# WORK TO COMPLETE
List all lines of the data containing the word "this".

# GIVEN RECORDS
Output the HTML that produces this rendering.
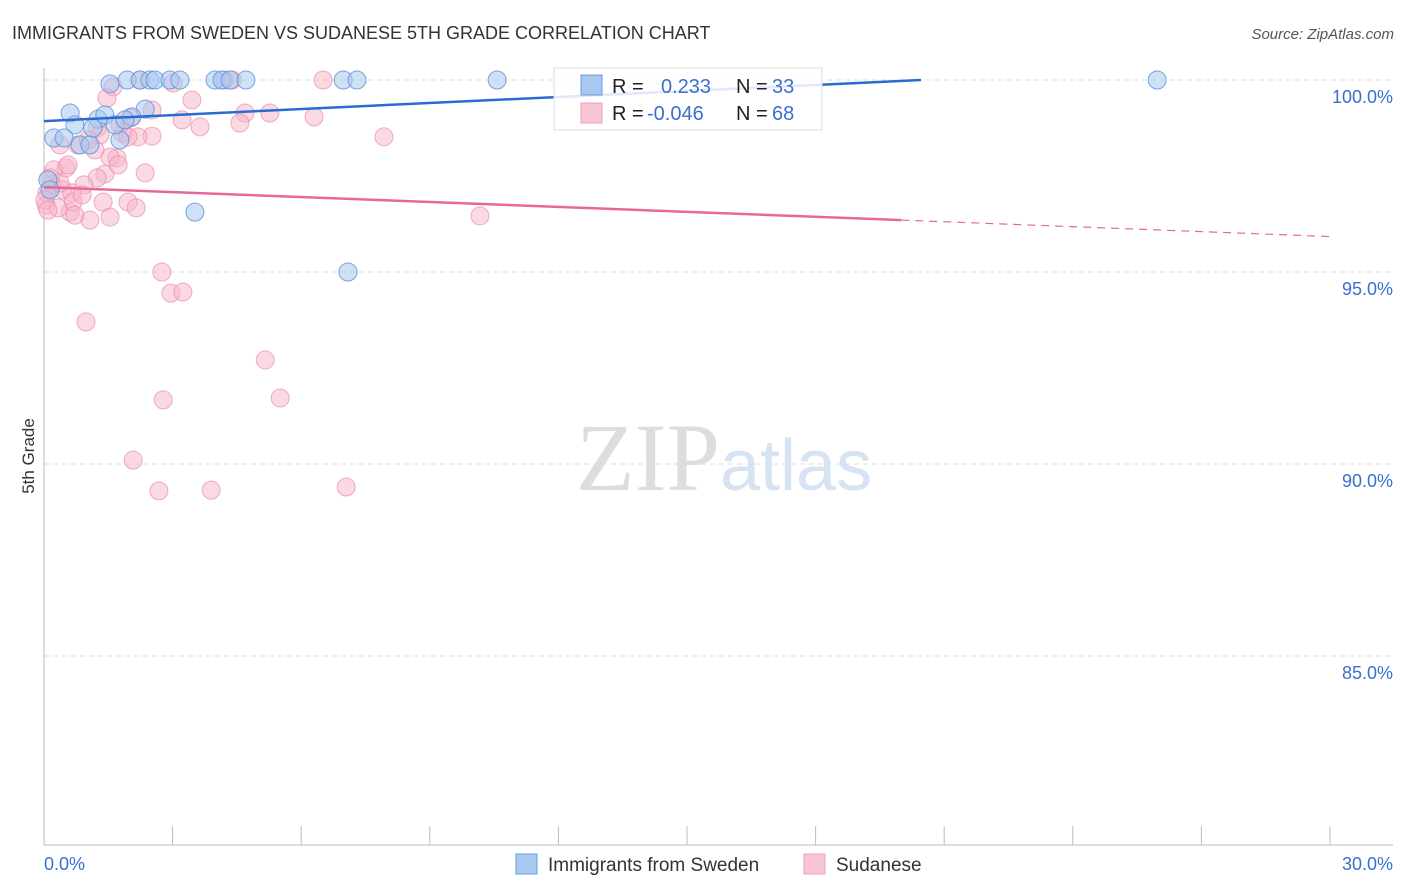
* * *
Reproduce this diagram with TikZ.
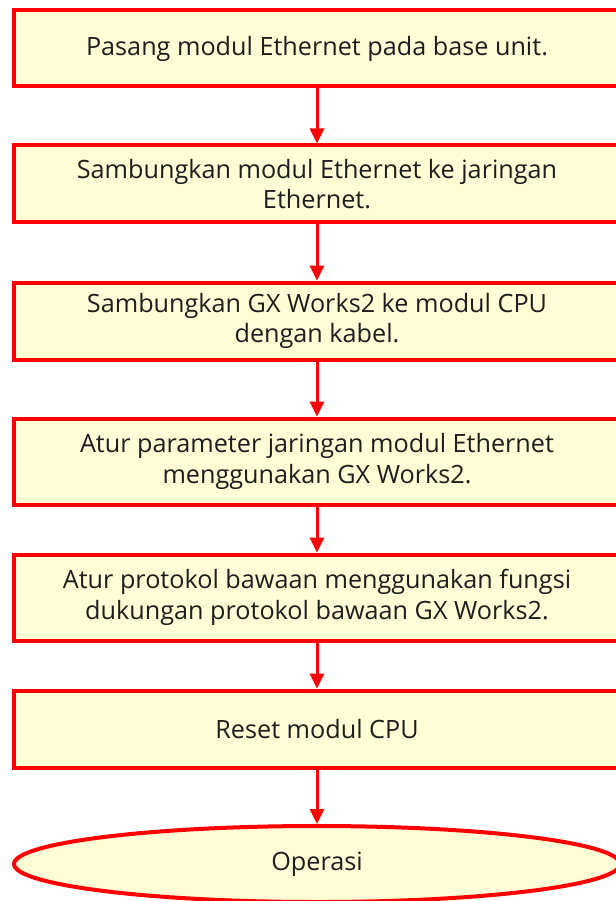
...
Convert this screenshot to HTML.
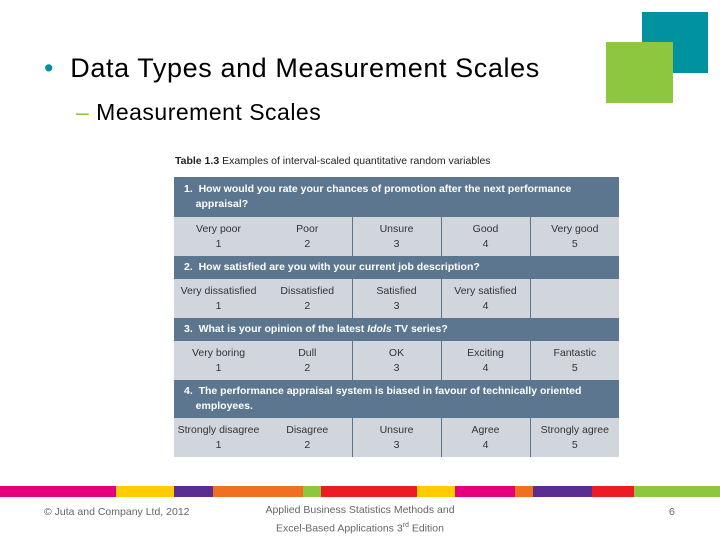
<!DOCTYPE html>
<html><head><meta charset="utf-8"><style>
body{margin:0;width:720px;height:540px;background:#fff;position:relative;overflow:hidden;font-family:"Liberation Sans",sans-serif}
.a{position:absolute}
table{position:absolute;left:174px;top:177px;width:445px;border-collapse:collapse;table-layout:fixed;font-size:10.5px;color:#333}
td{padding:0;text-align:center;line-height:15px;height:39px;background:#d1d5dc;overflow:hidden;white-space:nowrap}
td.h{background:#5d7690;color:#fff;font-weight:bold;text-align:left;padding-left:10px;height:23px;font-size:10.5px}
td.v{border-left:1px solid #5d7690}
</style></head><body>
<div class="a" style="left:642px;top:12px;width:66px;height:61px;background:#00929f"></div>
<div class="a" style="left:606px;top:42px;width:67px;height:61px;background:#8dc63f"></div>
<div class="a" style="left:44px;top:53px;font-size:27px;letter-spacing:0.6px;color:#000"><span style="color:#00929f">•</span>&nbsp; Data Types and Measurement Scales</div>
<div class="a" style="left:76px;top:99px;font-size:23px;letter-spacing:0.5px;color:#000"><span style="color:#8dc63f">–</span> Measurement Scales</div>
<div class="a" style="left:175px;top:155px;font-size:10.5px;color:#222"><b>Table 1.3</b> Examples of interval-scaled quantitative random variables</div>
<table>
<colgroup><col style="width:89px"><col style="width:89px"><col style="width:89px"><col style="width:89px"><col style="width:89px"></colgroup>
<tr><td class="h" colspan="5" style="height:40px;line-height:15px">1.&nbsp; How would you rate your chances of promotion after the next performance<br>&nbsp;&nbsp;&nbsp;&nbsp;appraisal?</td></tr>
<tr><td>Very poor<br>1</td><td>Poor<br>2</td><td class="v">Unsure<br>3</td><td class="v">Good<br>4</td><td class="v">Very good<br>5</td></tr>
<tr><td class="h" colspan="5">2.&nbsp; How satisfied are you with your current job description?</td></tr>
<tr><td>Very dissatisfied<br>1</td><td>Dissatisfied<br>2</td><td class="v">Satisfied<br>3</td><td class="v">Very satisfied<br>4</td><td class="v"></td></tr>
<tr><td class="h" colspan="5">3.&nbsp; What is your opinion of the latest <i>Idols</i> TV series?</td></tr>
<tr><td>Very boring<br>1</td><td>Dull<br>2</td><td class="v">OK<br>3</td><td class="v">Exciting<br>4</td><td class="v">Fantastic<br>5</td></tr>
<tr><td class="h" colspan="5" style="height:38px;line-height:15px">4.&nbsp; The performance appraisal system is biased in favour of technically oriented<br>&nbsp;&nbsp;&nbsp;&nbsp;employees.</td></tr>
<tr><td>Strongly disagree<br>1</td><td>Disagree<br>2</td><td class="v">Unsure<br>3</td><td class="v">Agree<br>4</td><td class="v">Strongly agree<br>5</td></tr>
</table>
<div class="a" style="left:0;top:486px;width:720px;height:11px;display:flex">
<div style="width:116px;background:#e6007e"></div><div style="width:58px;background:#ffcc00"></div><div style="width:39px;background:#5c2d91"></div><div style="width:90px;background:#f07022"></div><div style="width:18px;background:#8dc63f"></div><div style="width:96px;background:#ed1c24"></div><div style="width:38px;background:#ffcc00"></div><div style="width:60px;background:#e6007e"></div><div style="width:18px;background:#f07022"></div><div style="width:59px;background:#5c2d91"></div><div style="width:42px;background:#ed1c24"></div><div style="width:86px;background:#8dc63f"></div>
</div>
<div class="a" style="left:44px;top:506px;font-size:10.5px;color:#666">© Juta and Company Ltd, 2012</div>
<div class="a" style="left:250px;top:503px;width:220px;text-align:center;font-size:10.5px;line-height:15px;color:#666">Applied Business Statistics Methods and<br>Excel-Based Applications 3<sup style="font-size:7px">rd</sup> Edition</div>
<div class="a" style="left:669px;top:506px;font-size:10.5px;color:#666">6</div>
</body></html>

# EXERCISE RESPONSE
Output the HTML that produces this rendering.
Reproduce this diagram with TikZ.
Convert this screenshot to HTML.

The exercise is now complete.